Teenagers: Nokia Phones Are More For People Our Parent’s Age
This is not good for Nokia (NYSE: NOK), which is increasingly going head-to-head with companies, like Apple (NSDQ: AAPL), when it comes to having the coolest devices on the market. According to a survey by Habbo Hotel, an online virtual hangout for teens, Nokia’s popularity is fading fast among their demographic. The survey asked 112,000 teenagers in 30 countries, what their favorite cellphone brand was, and 21 percent of respondents chose Nokia, which is down from 29 percent last year.
Reuters reports that the one important caveat with the Habbo survey is that the numbers exclude some key emerging markets, including India and China, where Nokia is the market leader. However, two analysts Reuters interviewed found the results to be a sign that Nokia has some image-repairing to do.

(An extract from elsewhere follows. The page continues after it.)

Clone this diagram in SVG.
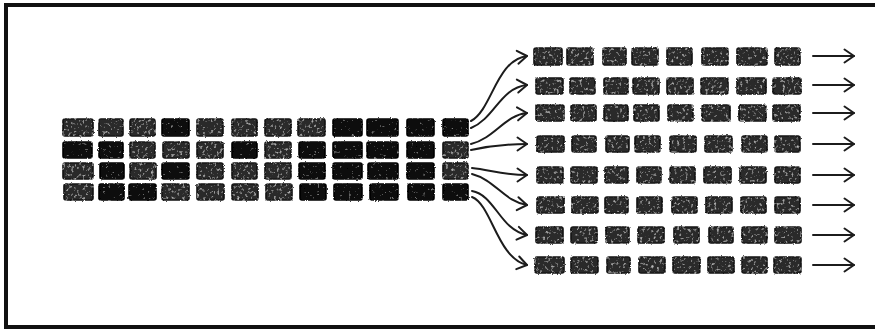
<svg xmlns="http://www.w3.org/2000/svg" width="875" height="329" viewBox="0 0 875 329">
<style>
.b{fill:#2c2c2c;stroke:#141414;stroke-width:1.6;filter:url(#roughB)}
.k{fill:#0c0c0c;stroke:#060606;stroke-width:1.6;filter:url(#roughK)}
.c{fill:none;stroke:#1c1c1c;stroke-width:2;stroke-linecap:round}
</style>
<defs>
<filter id="roughB" x="-15%" y="-25%" width="130%" height="150%">
<feTurbulence type="fractalNoise" baseFrequency="0.7" numOctaves="2" seed="2" result="noise"/>
<feDisplacementMap in="SourceGraphic" in2="noise" scale="2.2" xChannelSelector="R" yChannelSelector="G" result="d0"/>
<feGaussianBlur in="d0" stdDeviation="0.45" result="d"/>
<feTurbulence type="fractalNoise" baseFrequency="0.35" numOctaves="2" seed="9" result="n2"/>
<feColorMatrix in="n2" type="matrix" values="0 0 0 0 0.55  0 0 0 0 0.55  0 0 0 0 0.55  3 0 0 0 -1.75" result="spk"/>
<feComposite in="spk" in2="d0" operator="in" result="spkIn0"/>
<feGaussianBlur in="spkIn0" stdDeviation="0.3" result="spkIn"/>
<feMerge><feMergeNode in="d"/><feMergeNode in="spkIn"/></feMerge>
</filter>
<filter id="roughK" x="-15%" y="-25%" width="130%" height="150%">
<feTurbulence type="fractalNoise" baseFrequency="0.7" numOctaves="2" seed="4" result="noise"/>
<feDisplacementMap in="SourceGraphic" in2="noise" scale="2.2" xChannelSelector="R" yChannelSelector="G" result="d0"/>
<feGaussianBlur in="d0" stdDeviation="0.45" result="d"/>
<feTurbulence type="fractalNoise" baseFrequency="0.35" numOctaves="2" seed="11" result="n2"/>
<feColorMatrix in="n2" type="matrix" values="0 0 0 0 0.45  0 0 0 0 0.45  0 0 0 0 0.45  3 0 0 0 -2.05" result="spk"/>
<feComposite in="spk" in2="d0" operator="in" result="spkIn0"/>
<feGaussianBlur in="spkIn0" stdDeviation="0.3" result="spkIn"/>
<feMerge><feMergeNode in="d"/><feMergeNode in="spkIn"/></feMerge>
</filter>
<marker id="ah" viewBox="-12 -9 14 18" refX="0" refY="0" markerWidth="14" markerHeight="18" markerUnits="userSpaceOnUse" orient="auto">
<path d="M-9.5,-6.5 L0,0 L-9.5,6.5" fill="none" stroke="#1c1c1c" stroke-width="2" stroke-linecap="round" stroke-linejoin="round"/>
</marker>
</defs>
<rect width="875" height="329" fill="#ffffff"/>
<rect id="frame" x="6" y="5" width="885" height="322" fill="none" stroke="#111" stroke-width="4"/>
<g id="left-grid">
<g id="left-row-1">
<rect class="b" x="63" y="119" width="30" height="17" rx="2"/><rect class="b" x="99" y="119" width="24" height="17" rx="2"/><rect class="b" x="130" y="119" width="25" height="17" rx="2"/><rect class="k" x="162" y="119" width="27" height="17" rx="2"/><rect class="b" x="197" y="119" width="26" height="17" rx="2"/><rect class="b" x="232" y="119" width="25" height="17" rx="2"/><rect class="b" x="265" y="119" width="26" height="17" rx="2"/><rect class="b" x="298" y="119" width="27" height="17" rx="2"/><rect class="k" x="333" y="119" width="29" height="17" rx="2"/><rect class="k" x="367" y="119" width="31" height="17" rx="2"/><rect class="k" x="407" y="119" width="27" height="17" rx="2"/><rect class="k" x="443" y="119" width="25" height="17" rx="2"/>
</g>
<g id="left-row-2">
<rect class="k" x="63" y="142" width="29" height="16" rx="2"/><rect class="k" x="99" y="142" width="24" height="16" rx="2"/><rect class="b" x="130" y="142" width="25" height="16" rx="2"/><rect class="b" x="163" y="142" width="26" height="16" rx="2"/><rect class="b" x="197" y="142" width="26" height="16" rx="2"/><rect class="k" x="232" y="142" width="25" height="16" rx="2"/><rect class="b" x="265" y="142" width="26" height="16" rx="2"/><rect class="k" x="299" y="142" width="26" height="16" rx="2"/><rect class="k" x="333" y="142" width="29" height="16" rx="2"/><rect class="k" x="367" y="142" width="31" height="16" rx="2"/><rect class="k" x="407" y="142" width="27" height="16" rx="2"/><rect class="b" x="443" y="142" width="25" height="16" rx="2"/>
</g>
<g id="left-row-3">
<rect class="b" x="63" y="163" width="30" height="16" rx="2"/><rect class="k" x="100" y="163" width="24" height="16" rx="2"/><rect class="b" x="130" y="163" width="26" height="16" rx="2"/><rect class="k" x="162" y="163" width="27" height="16" rx="2"/><rect class="b" x="197" y="163" width="26" height="16" rx="2"/><rect class="b" x="232" y="163" width="25" height="16" rx="2"/><rect class="b" x="265" y="163" width="26" height="16" rx="2"/><rect class="k" x="299" y="163" width="26" height="16" rx="2"/><rect class="k" x="333" y="163" width="29" height="16" rx="2"/><rect class="k" x="368" y="163" width="30" height="16" rx="2"/><rect class="k" x="407" y="163" width="27" height="16" rx="2"/><rect class="b" x="443" y="163" width="25" height="16" rx="2"/>
</g>
<g id="left-row-4">
<rect class="b" x="64" y="184" width="29" height="16" rx="2"/><rect class="k" x="99" y="184" width="25" height="16" rx="2"/><rect class="k" x="129" y="184" width="27" height="16" rx="2"/><rect class="b" x="162" y="184" width="27" height="16" rx="2"/><rect class="b" x="197" y="184" width="27" height="16" rx="2"/><rect class="b" x="232" y="184" width="26" height="16" rx="2"/><rect class="b" x="266" y="184" width="26" height="16" rx="2"/><rect class="k" x="300" y="184" width="26" height="16" rx="2"/><rect class="k" x="334" y="184" width="28" height="16" rx="2"/><rect class="k" x="370" y="184" width="28" height="16" rx="2"/><rect class="k" x="408" y="184" width="26" height="16" rx="2"/><rect class="k" x="443" y="184" width="25" height="16" rx="2"/>
</g>
</g>
<g id="right-grid">
<g id="right-row-1"><rect class="b" x="534" y="48" width="28" height="17" rx="2"/><rect class="b" x="567" y="48" width="26" height="17" rx="2"/><rect class="b" x="603" y="48" width="23" height="17" rx="2"/><rect class="b" x="632" y="48" width="26" height="17" rx="2"/><rect class="b" x="667" y="48" width="25" height="17" rx="2"/><rect class="b" x="702" y="48" width="26" height="17" rx="2"/><rect class="b" x="737" y="48" width="30" height="17" rx="2"/><rect class="b" x="775" y="48" width="25" height="17" rx="2"/></g>
<g id="right-row-2"><rect class="b" x="536" y="78" width="27" height="16" rx="2"/><rect class="b" x="570" y="78" width="25" height="16" rx="2"/><rect class="b" x="604" y="78" width="24" height="16" rx="2"/><rect class="b" x="633" y="78" width="26" height="16" rx="2"/><rect class="b" x="667" y="78" width="26" height="16" rx="2"/><rect class="b" x="701" y="78" width="27" height="16" rx="2"/><rect class="b" x="737" y="78" width="29" height="16" rx="2"/><rect class="b" x="773" y="78" width="28" height="16" rx="2"/></g>
<g id="right-row-3"><rect class="b" x="536" y="105" width="28" height="16" rx="2"/><rect class="b" x="571" y="105" width="25" height="16" rx="2"/><rect class="b" x="604" y="105" width="24" height="16" rx="2"/><rect class="b" x="634" y="105" width="25" height="16" rx="2"/><rect class="b" x="668" y="105" width="25" height="16" rx="2"/><rect class="b" x="702" y="105" width="28" height="16" rx="2"/><rect class="b" x="739" y="105" width="27" height="16" rx="2"/><rect class="b" x="773" y="105" width="27" height="16" rx="2"/></g>
<g id="right-row-4"><rect class="b" x="537" y="136" width="27" height="16" rx="2"/><rect class="b" x="572" y="136" width="24" height="16" rx="2"/><rect class="b" x="606" y="136" width="23" height="16" rx="2"/><rect class="b" x="635" y="136" width="25" height="16" rx="2"/><rect class="b" x="670" y="136" width="26" height="16" rx="2"/><rect class="b" x="705" y="136" width="27" height="16" rx="2"/><rect class="b" x="742" y="136" width="25" height="16" rx="2"/><rect class="b" x="775" y="136" width="25" height="16" rx="2"/></g>
<g id="right-row-5"><rect class="b" x="537" y="167" width="26" height="16" rx="2"/><rect class="b" x="571" y="167" width="26" height="16" rx="2"/><rect class="b" x="605" y="167" width="23" height="16" rx="2"/><rect class="b" x="637" y="167" width="24" height="16" rx="2"/><rect class="b" x="670" y="167" width="25" height="16" rx="2"/><rect class="b" x="704" y="167" width="27" height="16" rx="2"/><rect class="b" x="740" y="167" width="26" height="16" rx="2"/><rect class="b" x="775" y="167" width="25" height="16" rx="2"/></g>
<g id="right-row-6"><rect class="b" x="537" y="197" width="27" height="16" rx="2"/><rect class="b" x="572" y="197" width="26" height="16" rx="2"/><rect class="b" x="605" y="197" width="23" height="16" rx="2"/><rect class="b" x="637" y="197" width="25" height="16" rx="2"/><rect class="b" x="672" y="197" width="25" height="16" rx="2"/><rect class="b" x="706" y="197" width="26" height="16" rx="2"/><rect class="b" x="741" y="197" width="25" height="16" rx="2"/><rect class="b" x="775" y="197" width="25" height="16" rx="2"/></g>
<g id="right-row-7"><rect class="b" x="536" y="227" width="27" height="16" rx="2"/><rect class="b" x="571" y="227" width="26" height="16" rx="2"/><rect class="b" x="606" y="227" width="23" height="16" rx="2"/><rect class="b" x="638" y="227" width="26" height="16" rx="2"/><rect class="b" x="674" y="227" width="25" height="16" rx="2"/><rect class="b" x="709" y="227" width="24" height="16" rx="2"/><rect class="b" x="742" y="227" width="25" height="16" rx="2"/><rect class="b" x="775" y="227" width="26" height="16" rx="2"/></g>
<g id="right-row-8"><rect class="b" x="535" y="257" width="29" height="16" rx="2"/><rect class="b" x="571" y="257" width="27" height="16" rx="2"/><rect class="b" x="607" y="257" width="23" height="16" rx="2"/><rect class="b" x="639" y="257" width="26" height="16" rx="2"/><rect class="b" x="673" y="257" width="27" height="16" rx="2"/><rect class="b" x="708" y="257" width="26" height="16" rx="2"/><rect class="b" x="742" y="257" width="25" height="16" rx="2"/><rect class="b" x="774" y="257" width="27" height="16" rx="2"/></g>
</g>
<g id="connectors">
<path class="c" marker-end="url(#ah)" d="M471,121 C492,110 496,60 527,56"/>
<path class="c" marker-end="url(#ah)" d="M471,128 C495,118 500,88 527,85"/>
<path class="c" marker-end="url(#ah)" d="M471,144 C495,138 505,115 527,113"/>
<path class="c" marker-end="url(#ah)" d="M471,150 C490,146 505,144 527,144"/>
<path class="c" marker-end="url(#ah)" d="M472,168 C490,170 505,175 527,175"/>
<path class="c" marker-end="url(#ah)" d="M472,174 C495,180 505,202 527,205"/>
<path class="c" marker-end="url(#ah)" d="M472,191 C495,195 500,230 527,235"/>
<path class="c" marker-end="url(#ah)" d="M472,197 C492,205 497,258 527,265"/>
<path class="c" marker-end="url(#ah)" d="M813,56 L854,56"/>
<path class="c" marker-end="url(#ah)" d="M813,85 L854,85"/>
<path class="c" marker-end="url(#ah)" d="M813,113 L854,113"/>
<path class="c" marker-end="url(#ah)" d="M813,144 L854,144"/>
<path class="c" marker-end="url(#ah)" d="M813,175 L854,175"/>
<path class="c" marker-end="url(#ah)" d="M813,205 L854,205"/>
<path class="c" marker-end="url(#ah)" d="M813,235 L854,235"/>
<path class="c" marker-end="url(#ah)" d="M813,265 L854,265"/>
</g>
</svg>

Strategy Analytics’ Neil Mawston said in the last year, the competition has obviously intensified. “Younger users are important because they can be opinion-leaders and trend-leaders. Nokia will need to discover why its heartshare has been slipping, and take actions to ensure it does not translate into lost market share.” Likewise, Gartner analyst Carolina Milanesi said the drop reflects the fact that Nokia doesn’t have any cool phones at the moment. Its upcoming N97 flagship device, which tightly integrates social networking features, is due out this month, but no U.S. carrier has yet to pick it up. To be sure, the demand is there for a “cooler” device. One of Nokia’s first touchscreen phones, the 5800 XpressMusic device which is being termed “the poor man’s iPhone,” is selling at a clip of about 1 million a month. Milanesi said winning back the teenagers’ “is key at different levels: safeguarding replacement cycles opportunity as well as attracting possible consumers of content.”
Nokia is the market leader in places like China and India because it has concentrated on making such large numbers of low-tech, limited-feature phones that even counterfeiters cannot profitably copy them. That's not exactly the recipe for magically springing to life with smartphone dominance.
Poor Nokia. They could only ride that wave so long. Just have a listen to what Olli-Pekka whatshisname says. He doesn't get it. He's the Steve Ballmer of Finnish industry.
The future return on the teen market might be less strategic as mobile data changes expands from entertainment to applications. Nokia could have a balanced portfolio with brand loyalists worth more than the teen segment. Nokia users have to be evaluated across these six factors; 1)Replacement cycle; 2)Average Selling Price; 3)Gross Margin; 4)Research and Design Costs; 5)Carrier Relationships; 6)Alternate channel distribution; ; 7)Services cross-sell potential.
Phone Portfolier has it right – it's easy to sensationalise one aspect of any product's lifecycle by closing in on just one aspect of a brand's commercial portfolio.
Whilst it's true that Nokia are working hard to win hearts and minds of a younger market through the 5800, it's notable that their projected total sales of the N97 is significant – that's possibly because of what they're trying to achieve with the new N-series smartphone: a device that appeals to many different people for many different reasons – all achievable in the one device.
The latest Samsung offering may have a higher spec camera and video, but Nokia are aiming for much more. Why else would they be bundling launch of the N97 close on the heels of their new Ovi Store, for example?